- **DATA EXCERPT**:
+++
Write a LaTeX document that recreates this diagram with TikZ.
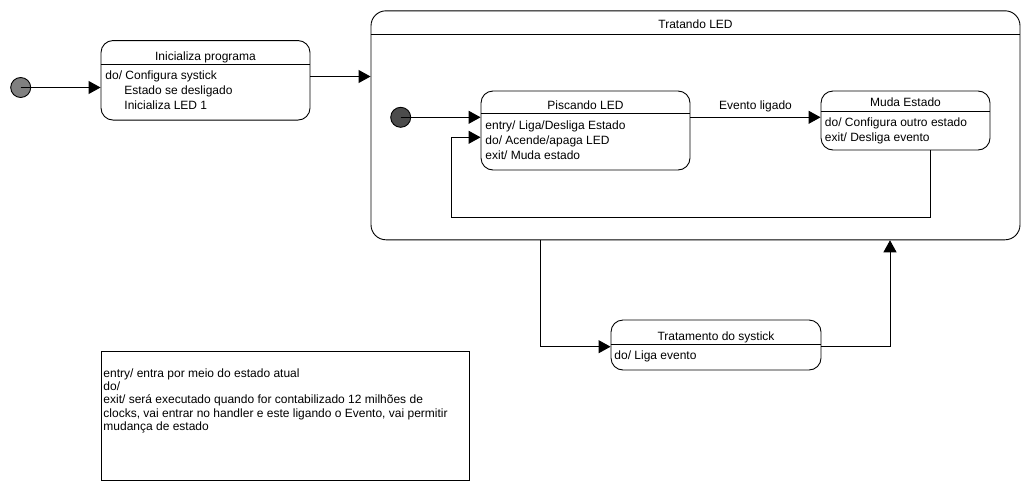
\documentclass[tikz,border=0pt]{standalone}
\usepackage{fontspec}
\setmainfont{Liberation Sans}
\usetikzlibrary{arrows.meta,positioning}

\begin{document}
\begin{tikzpicture}[x=1pt, y=-1pt, line width=0.9pt,
      every node/.append style={font=\fontsize{12}{13.4}\selectfont, inner sep=0pt},
      trans/.style={-{Triangle[length=12pt,width=13pt]}},
      state/.style={draw, rounded corners=12pt, fill=white},
      start/.style={draw, circle, minimum size=20pt},
      title/.style={anchor=base},
      act/.style={anchor=base west}]
      \useasboundingbox (0,0) rectangle (1030,490);

      % outer composite state
      \node (trat) [state, rounded corners=15pt, minimum width=649pt, minimum height=229pt] at (695.5,125.3) {};
      \draw ([yshift=-24.3pt]trat.north west) -- ([yshift=-24.3pt]trat.north east);
      \node (tratT) [title] at (695.5,28.3) {Tratando LED};

      % states
      \node (ini) [state, minimum width=209pt, minimum height=79.5pt] at (205.5,80.3) {};
      \draw ([yshift=-24.5pt]ini.north west) -- ([yshift=-24.5pt]ini.north east);
      \node (iniT) [title] at (205.5,60) {Inicializa programa};
      \node (ini1) [act] at (105,79.3) {do/ Configura systick};
      \node (ini2) [act] at (124,94.7) {Estado se desligado};
      \node (ini3) [act] at (124,109.5) {Inicializa LED 1};

      \node (pisc) [state, minimum width=209pt, minimum height=79pt] at (585.5,130.5) {};
      \draw ([yshift=-23.3pt]pisc.north west) -- ([yshift=-23.3pt]pisc.north east);
      \node (piscT) [title] at (585.5,109.3) {Piscando LED};
      \node (pisc1) [act] at (485,129.3) {entry/ Liga/Desliga Estado};
      \node (pisc2) [act] at (485,144.2) {do/ Acende/apaga LED};
      \node (pisc3) [act] at (485,159) {exit/ Muda estado};

      \node (muda) [state, minimum width=169pt, minimum height=59pt] at (905.5,120.5) {};
      \draw ([yshift=-21.3pt]muda.north west) -- ([yshift=-21.3pt]muda.north east);
      \node (mudaT) [title] at (905.5,106.7) {Muda Estado};
      \node (muda1) [act] at (824.5,126.7) {do/ Configura outro estado};
      \node (muda2) [act] at (824.5,141.2) {exit/ Desliga evento};

      \node (tsys) [state, minimum width=210pt, minimum height=50pt] at (716,345) {};
      \draw ([yshift=-25pt]tsys.north west) -- ([yshift=-25pt]tsys.north east);
      \node (tsysT) [title] at (716,340) {Tratamento do systick};
      \node (tsys1) [act] at (614,359.3) {do/ Liga evento};

      % initial pseudo states
      \node (c1) [start, fill=black!50] at (20.7,87.5) {};
      \node (c2) [start, fill=black!70] at (400.7,117.3) {};

      % note
      \node (note) [draw, minimum width=368pt, minimum height=129pt] at (285,415.5) {};
      \node (note1) [act] at (103,377) {entry/ entra por meio do estado atual};
      \node (note2) [act] at (103,390.4) {do/};
      \node (note3) [act] at (103,403.8) {exit/ será executado quando for contabilizado 12 milhões de};
      \node (note4) [act] at (103,417.2) {clocks, vai entrar no handler e este ligando o Evento, vai permitir};
      \node (note5) [act] at (103,430.6) {mudança de estado};

      % transitions
      \coordinate (iniOut) at ([yshift=3.8pt]ini.east);
      \coordinate (loopA) at (930,217.3);
      \coordinate (loopB) at (451,137.3);
      \coordinate (sysIn) at (540.7,346.7);
      \coordinate (sysUp) at (890,346.7);
      \draw[trans] (c1.center) -- (c1 -| ini.west);
      \draw[trans] (iniOut) -- (iniOut -| trat.west);
      \draw[trans] (c2.center) -- (c2 -| pisc.west);
      \draw[trans] (c2 -| pisc.east) -- node[above=5pt] {Evento ligado} (c2 -| muda.west);
      \draw[trans] (loopA |- muda.south) -- (loopA) -- (loopA -| loopB) -- (loopB) -- (loopB -| pisc.west);
      \draw[trans] (sysIn |- trat.south) -- (sysIn) -- (sysIn -| tsys.west);
      \draw[trans] (sysIn -| tsys.east) -- (sysUp) -- (sysUp |- trat.south);
\end{tikzpicture}
\end{document}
+++
- **WRITTEN PROBLEM**: Give again, word for word, every line from the top of the data above to the line holding "(muda2) [act] at", inclusive, with the pictures left out.

- **EXERCISE ANSWER**:
Write a LaTeX document that recreates this diagram with TikZ.
\documentclass[tikz,border=0pt]{standalone}
\usepackage{fontspec}
\setmainfont{Liberation Sans}
\usetikzlibrary{arrows.meta,positioning}

\begin{document}
\begin{tikzpicture}[x=1pt, y=-1pt, line width=0.9pt,
      every node/.append style={font=\fontsize{12}{13.4}\selectfont, inner sep=0pt},
      trans/.style={-{Triangle[length=12pt,width=13pt]}},
      state/.style={draw, rounded corners=12pt, fill=white},
      start/.style={draw, circle, minimum size=20pt},
      title/.style={anchor=base},
      act/.style={anchor=base west}]
      \useasboundingbox (0,0) rectangle (1030,490);

      % outer composite state
      \node (trat) [state, rounded corners=15pt, minimum width=649pt, minimum height=229pt] at (695.5,125.3) {};
      \draw ([yshift=-24.3pt]trat.north west) -- ([yshift=-24.3pt]trat.north east);
      \node (tratT) [title] at (695.5,28.3) {Tratando LED};

      % states
      \node (ini) [state, minimum width=209pt, minimum height=79.5pt] at (205.5,80.3) {};
      \draw ([yshift=-24.5pt]ini.north west) -- ([yshift=-24.5pt]ini.north east);
      \node (iniT) [title] at (205.5,60) {Inicializa programa};
      \node (ini1) [act] at (105,79.3) {do/ Configura systick};
      \node (ini2) [act] at (124,94.7) {Estado se desligado};
      \node (ini3) [act] at (124,109.5) {Inicializa LED 1};

      \node (pisc) [state, minimum width=209pt, minimum height=79pt] at (585.5,130.5) {};
      \draw ([yshift=-23.3pt]pisc.north west) -- ([yshift=-23.3pt]pisc.north east);
      \node (piscT) [title] at (585.5,109.3) {Piscando LED};
      \node (pisc1) [act] at (485,129.3) {entry/ Liga/Desliga Estado};
      \node (pisc2) [act] at (485,144.2) {do/ Acende/apaga LED};
      \node (pisc3) [act] at (485,159) {exit/ Muda estado};

      \node (muda) [state, minimum width=169pt, minimum height=59pt] at (905.5,120.5) {};
      \draw ([yshift=-21.3pt]muda.north west) -- ([yshift=-21.3pt]muda.north east);
      \node (mudaT) [title] at (905.5,106.7) {Muda Estado};
      \node (muda1) [act] at (824.5,126.7) {do/ Configura outro estado};
      \node (muda2) [act] at (824.5,141.2) {exit/ Desliga evento};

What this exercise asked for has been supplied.